## begin Given information
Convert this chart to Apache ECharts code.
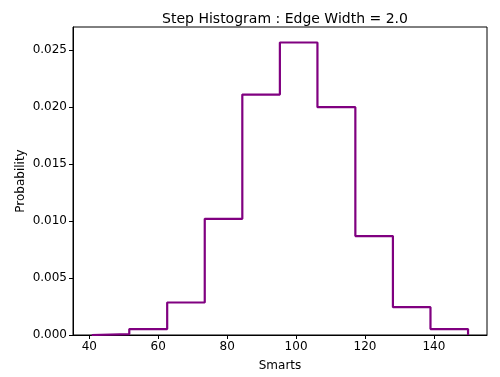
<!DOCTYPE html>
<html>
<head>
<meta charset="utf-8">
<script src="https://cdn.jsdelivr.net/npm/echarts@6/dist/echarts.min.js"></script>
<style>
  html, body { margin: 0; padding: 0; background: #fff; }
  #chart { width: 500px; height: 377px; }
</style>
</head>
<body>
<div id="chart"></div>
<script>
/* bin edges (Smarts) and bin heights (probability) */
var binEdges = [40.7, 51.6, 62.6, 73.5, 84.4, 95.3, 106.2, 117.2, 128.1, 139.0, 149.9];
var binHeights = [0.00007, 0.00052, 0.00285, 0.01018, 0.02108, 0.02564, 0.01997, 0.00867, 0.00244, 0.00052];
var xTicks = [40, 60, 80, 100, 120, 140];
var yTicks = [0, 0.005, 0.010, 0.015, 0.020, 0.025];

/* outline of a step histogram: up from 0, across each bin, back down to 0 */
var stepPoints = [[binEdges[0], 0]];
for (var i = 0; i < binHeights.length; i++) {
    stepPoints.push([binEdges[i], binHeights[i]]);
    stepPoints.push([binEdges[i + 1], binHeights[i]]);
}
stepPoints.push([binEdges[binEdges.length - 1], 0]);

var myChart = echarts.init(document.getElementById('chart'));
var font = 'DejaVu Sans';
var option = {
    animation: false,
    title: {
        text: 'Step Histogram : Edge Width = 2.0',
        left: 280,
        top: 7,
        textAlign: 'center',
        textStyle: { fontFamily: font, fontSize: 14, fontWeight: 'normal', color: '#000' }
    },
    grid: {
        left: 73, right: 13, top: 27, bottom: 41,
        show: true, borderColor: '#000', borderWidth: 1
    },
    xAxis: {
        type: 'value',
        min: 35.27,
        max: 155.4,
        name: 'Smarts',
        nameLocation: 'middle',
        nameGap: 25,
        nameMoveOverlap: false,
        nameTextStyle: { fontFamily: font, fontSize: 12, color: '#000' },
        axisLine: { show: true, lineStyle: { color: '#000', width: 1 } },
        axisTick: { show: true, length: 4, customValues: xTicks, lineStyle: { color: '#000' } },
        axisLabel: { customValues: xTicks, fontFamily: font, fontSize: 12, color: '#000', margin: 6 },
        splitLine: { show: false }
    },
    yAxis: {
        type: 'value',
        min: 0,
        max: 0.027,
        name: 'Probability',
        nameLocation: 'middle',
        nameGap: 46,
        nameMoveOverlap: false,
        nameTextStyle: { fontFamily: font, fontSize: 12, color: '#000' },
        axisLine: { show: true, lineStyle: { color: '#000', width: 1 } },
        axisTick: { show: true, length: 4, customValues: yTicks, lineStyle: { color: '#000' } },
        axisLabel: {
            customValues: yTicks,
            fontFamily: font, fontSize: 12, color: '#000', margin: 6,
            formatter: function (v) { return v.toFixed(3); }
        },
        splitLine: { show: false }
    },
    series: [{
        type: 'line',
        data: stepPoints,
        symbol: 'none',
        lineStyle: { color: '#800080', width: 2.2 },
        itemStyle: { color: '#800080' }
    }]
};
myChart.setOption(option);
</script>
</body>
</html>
## end Given information
Stated task → From the top of the listing above, repeat each line exactly until you reach the line containing "stepPoints.push([binEdges[binEdges.length - 1], 0]);", and repeat that one too. Leave the pictures out.

Problem solution →
Convert this chart to Apache ECharts code.
<!DOCTYPE html>
<html>
<head>
<meta charset="utf-8">
<script src="https://cdn.jsdelivr.net/npm/echarts@6/dist/echarts.min.js"></script>
<style>
  html, body { margin: 0; padding: 0; background: #fff; }
  #chart { width: 500px; height: 377px; }
</style>
</head>
<body>
<div id="chart"></div>
<script>
/* bin edges (Smarts) and bin heights (probability) */
var binEdges = [40.7, 51.6, 62.6, 73.5, 84.4, 95.3, 106.2, 117.2, 128.1, 139.0, 149.9];
var binHeights = [0.00007, 0.00052, 0.00285, 0.01018, 0.02108, 0.02564, 0.01997, 0.00867, 0.00244, 0.00052];
var xTicks = [40, 60, 80, 100, 120, 140];
var yTicks = [0, 0.005, 0.010, 0.015, 0.020, 0.025];

/* outline of a step histogram: up from 0, across each bin, back down to 0 */
var stepPoints = [[binEdges[0], 0]];
for (var i = 0; i < binHeights.length; i++) {
    stepPoints.push([binEdges[i], binHeights[i]]);
    stepPoints.push([binEdges[i + 1], binHeights[i]]);
}
stepPoints.push([binEdges[binEdges.length - 1], 0]);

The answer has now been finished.